Before Larroquette rose to fame on “Night Court,” he’d had some guest appearances on various television programs but nothing incredibly noteworthy until maybe his role in “Stripes” in 1981. Seven years before that in 1974, Larroquette provided the opening narration for a small, independently made film. As Larroquette tells it, he met the director in a bar while working as a bartender in Colorado. The two had struck up a bit of a friendship, only to find out years later that they both wound up in Hollywood. The former bar patron asked Larroquette if he would do a favor for him and record a narration/vocal only part. That man who needed a favor was director Tobe Hooper, and that movie was the original “Texas Chain Saw Massacre.”

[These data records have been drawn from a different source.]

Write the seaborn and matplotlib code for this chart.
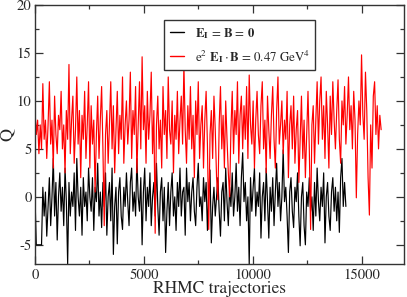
import numpy as np
import pandas as pd
import matplotlib
matplotlib.use("Agg")
import matplotlib.pyplot as plt
import seaborn as sns
from matplotlib.ticker import MultipleLocator

# trajectory spacing between recorded measurements
STEP = 60

red_q = [
    9.0, 6.5, 8.0, 4.5, 7.5, 5.0, 11.8, 6.0, 8.0, 4.0,
    7.5, 12.0, 5.5, 8.0, 3.0, 10.5, 6.5, 4.5, 8.5, 7.0,
    11.0, 5.0, 7.5, 2.5, 9.0, 6.0, 13.8, 4.5, 8.0, 10.5,
    3.5, 7.0, 12.5, 5.5, 9.0, 2.0, 8.5, 6.0, 11.0, 4.0,
    7.5, 12.0, 3.0, 9.5, 5.5, 8.0, 0.5, 6.5, 10.5, 4.0,
    8.0, 11.5, 5.0, -3.0, 6.5, 9.0, 3.5, 7.5, 12.0, 5.0,
    9.5, 2.5, 7.0, 11.0, 4.5, 8.5, 6.0, 12.5, 3.5, 7.5,
    10.0, 5.5, 8.0, 13.0, 4.0, 9.0, 6.5, 11.5, 2.5, 7.5,
    12.0, 5.0, 14.6, 7.0, 9.5, 3.5, 11.0, 6.0, 8.5, 13.0,
    4.5, 9.0, -3.8, 7.5, 10.5, 5.0, 8.0, 3.0, 11.5, 6.5,
    9.0, 4.0, 12.5, 7.0, 5.5, 10.0, 2.5, 8.5, 6.0, 11.0,
    4.5, 8.0, 10.5, 5.5, 13.8, 7.0, 3.5, 9.5, 6.0, 11.5,
    5.0, 8.5, 2.0, 10.0, 6.5, 12.0, 4.0, 7.5, 9.5, 3.0,
    8.0, 11.0, 5.5, -3.4, 6.5, 9.0, 4.0, 10.5, 7.0, 2.0,
    -0.3, 7.5, 11.5, 5.0, 8.5, 3.0, 10.0, 6.0, 2.5, 0.0,
    7.0, 11.0, 4.5, 9.0, 6.5, 12.0, 3.5, 8.5, 10.5, 5.0,
    9.5, 6.0, 11.5, 4.0, 12.7, 7.5, 5.5, 10.0, 3.0, 8.0,
    11.0, 6.5, 4.5, 9.5, 12.0, 5.0, 8.0, 2.5, 10.5, 7.0,
    4.0, 8.5, 11.5, 6.0, 3.0, 9.0, 12.5, 5.5, 7.5, 10.0,
    4.5, 8.0, 6.0, 11.0, 2.0, 7.5, 9.5, 5.0, 10.5, 3.5,
    7.0, 9.0, 1.5, 6.0, 10.5, 4.0, 8.0, 2.0, 6.5, 11.0,
    5.0, -3.4, 7.5, 9.5, 3.5, 8.0, 12.0, 5.5, 10.0, 12.5,
    6.0, 9.5, 4.0, 11.0, 7.5, 3.0, 10.5, 6.5, 12.0, 8.0,
    5.0, 9.0, 12.2, 6.0, 3.5, 10.0, 7.5, 11.5, 5.5, 8.5,
    12.5, 7.0, 9.5, 5.0, 11.0, 8.0, -0.1, 6.5, 10.0, 7.5,
    14.8, 8.5, 6.0, 13.0, 9.0, 2.0, -1.9, 7.5, 3.0, 10.5,
    12.0, 6.5, 9.5, 5.0, 8.5, 7.0,
]

black_q = [
    0.0, -5.0, -5.0, -5.0, -5.0, -5.0, 1.0, -2.0, 0.5, -4.1,
    -1.0, 2.0, -3.0, 0.0, 4.0, -2.0, 1.5, -4.5, 0.0, 2.5,
    -1.5, 1.0, -3.0, 3.0, -0.5, -7.0, 1.5, -2.0, 0.5, -1.0,
    2.5, -3.5, 4.0, 0.0, -2.0, 1.0, -4.0, 2.0, -1.0, 0.5,
    -2.5, 3.0, 0.0, -1.5, 2.0, -3.5, 1.0, -0.5, 3.5, -2.0,
    0.5, -3.2, 1.5, -1.0, 2.5, -4.0, 0.0, 1.5, -2.5, 3.0,
    -6.0, -1.0, 1.0, -4.9, 0.5, 2.0, -2.0, -3.4, 1.0, -1.0,
    2.5, -0.5, -3.0, 1.5, 3.0, -1.5, 0.5, -2.0, 4.0, 0.0,
    -1.5, 2.0, -5.0, 0.5, 3.0, -2.5, 1.0, -1.0, 2.5, -3.0,
    0.0, 1.5, -2.0, 3.5, -1.0, -4.0, 0.5, 2.0, -2.5, 1.0,
    -5.8, -1.5, 1.5, -3.0, 0.5, 2.5, -2.0, 0.0, -3.5, 1.5,
    -1.0, 3.0, -2.0, 0.5, 1.0, -4.0, 3.0, -0.5, 1.5, -2.5,
    0.5, 2.0, -1.5, -3.0, 1.0, 3.5, -1.0, 0.0, -2.5, 2.0,
    -0.5, 1.5, -3.5, 0.5, 2.8, -4.8, -1.0, 1.0, -2.0, 0.0,
    2.0, -1.5, -4.1, 0.5, 1.5, -2.5, 3.0, -0.5, -3.0, 1.0,
    -1.0, 2.5, -2.0, 0.0, 3.5, -1.5, 1.0, -3.0, 2.0, 4.6,
    -0.5, 1.5, -2.5, 0.0, -7.0, 2.0, -1.5, 1.0, 3.0, -2.0,
    0.5, -1.0, 2.5, -4.3, 0.0, 1.5, -2.5, 3.0, -0.5, -4.3,
    1.0, -1.5, 2.0, -3.0, 0.5, 3.5, -1.0, 1.5, -2.5, 0.0,
    4.9, -0.5, 1.0, -2.0, -5.8, 0.5, 2.0, -1.5, -3.2, 1.0,
    -0.5, 2.5, -2.0, -5.1, 0.0, 1.5, -3.0, -5.0, 0.5, -1.0,
    2.0, -1.5, 0.0, -3.5, 1.5, -2.0, 3.0, -0.5, -2.5, 1.0,
    -1.0, 2.5, -4.8, 0.0, 1.5, -2.0, -3.5, 0.5, 2.0, -1.5,
    1.0, -2.5, 0.5, -3.7, 2.0, 4.0, -1.0, 1.5, -1.0,
]

label_black = r"$\mathbf{E_I}$ = $\mathbf{B}$ = $\mathbf{0}$"
label_red = r"e$^2$ $\mathbf{E_I}\cdot\mathbf{B}$ = 0.47 GeV$^4$"
x_ticks = [0, 5000, 10000, 15000]
y_ticks = [-5, 0, 5, 10, 15, 20]

sns.set_style("ticks")
plt.rcParams["font.family"] = ["STIXGeneral", "DejaVu Serif"]
plt.rcParams["mathtext.fontset"] = "stix"

df_black = pd.DataFrame({"traj": np.arange(len(black_q)) * STEP, "Q": black_q})
df_red = pd.DataFrame({"traj": np.arange(len(red_q)) * STEP, "Q": red_q})

fig = plt.figure(figsize=(4.07, 2.97), dpi=100)
ax = fig.add_axes([35 / 407, 1 - 264 / 297, (404 - 35) / 407, (264 - 5) / 297])

sns.lineplot(data=df_black, x="traj", y="Q", color="black", linewidth=0.85,
             ax=ax, estimator=None, sort=False)
sns.lineplot(data=df_red, x="traj", y="Q", color="#ff0000", linewidth=0.85,
             ax=ax, estimator=None, sort=False)

ax.set_xlim(0, 16950)
ax.set_ylim(-7, 20)
ax.set_xticks(x_ticks)
ax.set_xticklabels([str(t) for t in x_ticks])
ax.set_yticks(y_ticks)
ax.set_yticklabels([str(t) for t in y_ticks])
ax.xaxis.set_minor_locator(MultipleLocator(2500))
ax.yaxis.set_minor_locator(MultipleLocator(2.5))
ax.tick_params(which="both", direction="in", top=True, right=True,
               color="#333333", labelsize=10.5)
ax.tick_params(axis="x", pad=3)
ax.tick_params(axis="y", pad=2.5)
ax.tick_params(which="major", length=6, width=0.9)
ax.tick_params(which="minor", length=3, width=0.9)
for s in ax.spines.values():
    s.set_linewidth(1.0)
    s.set_color("#333333")

ax.set_xlabel("RHMC trajectories", fontsize=12.5, labelpad=-0.5)
ax.set_ylabel("Q", fontsize=13, labelpad=1)

handles = [plt.Line2D([], [], color="black", linewidth=1.0),
           plt.Line2D([], [], color="#ff0000", linewidth=1.0)]
leg = ax.legend(handles, [label_black, label_red], loc="upper left",
                bbox_to_anchor=(0.35, 0.942), borderaxespad=0, fontsize=9.3,
                frameon=True, fancybox=False, handlelength=1.1,
                handletextpad=0.8, borderpad=0.45, labelspacing=0.55)
leg.get_frame().set_edgecolor("#333333")
leg.get_frame().set_linewidth(1.0)
leg.get_frame().set_alpha(1.0)

fig.savefig("out.png", dpi=100)
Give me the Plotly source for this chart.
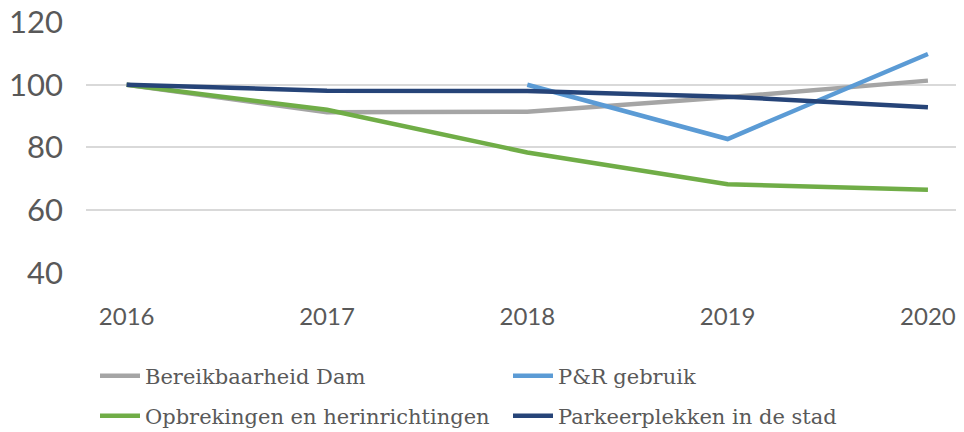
import plotly.graph_objects as go

years = [2016, 2017, 2018, 2019, 2020]
bereikbaarheid_dam = [100, 91.2, 91.4, 96.0, 101.3]
pr_gebruik = [None, None, 100, 82.7, 109.8]
opbrekingen = [100, 92.0, 78.4, 68.3, 66.5]
parkeerplekken = [100, 98.1, 98.0, 96.2, 92.8]

names = ["Bereikbaarheid Dam", "P&R gebruik", "Opbrekingen en herinrichtingen", "Parkeerplekken in de stad"]
colors = ["#A5A5A5", "#5B9BD5", "#70AD47", "#264478"]
series = [bereikbaarheid_dam, pr_gebruik, opbrekingen, parkeerplekken]
legends = ["legend", "legend", "legend2", "legend2"]

y_ticks = [40, 60, 80, 100, 120]

W, H = 964, 432
OFF = 8  # page body margin compensation

fig = go.Figure()
for n, c, s, lg in zip(names, colors, series, legends):
    fig.add_trace(go.Scatter(x=years, y=s, name=n, mode="lines",
                             line=dict(color=c, width=4.5), legend=lg,
                             connectgaps=False))

legfont = dict(family="DejaVu Serif", size=21, color="#595959")
common_leg = dict(orientation="h", xref="container", yref="container",
                  xanchor="left", yanchor="middle", font=legfont, entrywidth=358,
                  entrywidthmode="pixels", bgcolor="rgba(0,0,0,0)", itemwidth=40)
fig.update_layout(
    width=W, height=H,
    margin=dict(l=86 - OFF, r=OFF, t=13, b=159 + OFF, autoexpand=False),
    paper_bgcolor="white", plot_bgcolor="white",
    xaxis=dict(range=[2015.797, 2020.18], tickvals=years, ticktext=[str(y) for y in years],
               showgrid=False, zeroline=False, showline=False, ticks="",
               tickfont=dict(family="Lato", size=24, color="#595959"),
               ticklabelstandoff=27, automargin=False, ticklabeloverflow="allow"),
    yaxis=dict(range=[40, 120.3], tickvals=y_ticks, showgrid=True, gridcolor="#D9D9D9", gridwidth=1.5,
               zeroline=False, showline=False, ticks="",
               tickfont=dict(family="Lato", size=31, color="#595959"),
               ticklabelstandoff=22, automargin=False, ticklabeloverflow="allow"),
    legend=dict(x=87 / W, y=1 - 368 / H, **common_leg),
    legend2=dict(x=87 / W, y=1 - 408 / H, **common_leg),
    showlegend=True,
)

fig.write_html("out.html")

Though he was not given money for his appearance, Larroquette WAS paid in some form. According to the veteran actor, Hooper paid him in cannabis. Yup, John read his part and on his way out of the studio, Tobe slipped him a joint and that was that. To this day, Larroquette has never watched the film nor any of its remakes or sequels, despite doing the voiceover narration for all of them. This isn’t just a story that’s being conjured up now though; internet archives show the story being told by Larroquette at least as early as 2008.
Outside of these appearances, Larroquette has kept himself busy doing guest appearances on a number of television series over the decades. As for recurring roles, he was featured prominently in the 4th and 5th seasons of “Boston Legal” after previously having a run of guest appearances on the show that preceded it, “The Practice.” John was also in “The Librarians” and the Hallmark Channel mystery movie series, “McBride.” For whatever reason, Larroquette can never pull away from law based television programs for too long, which is perhaps just one more reason you can find him in the “Night Court” revival on NBC.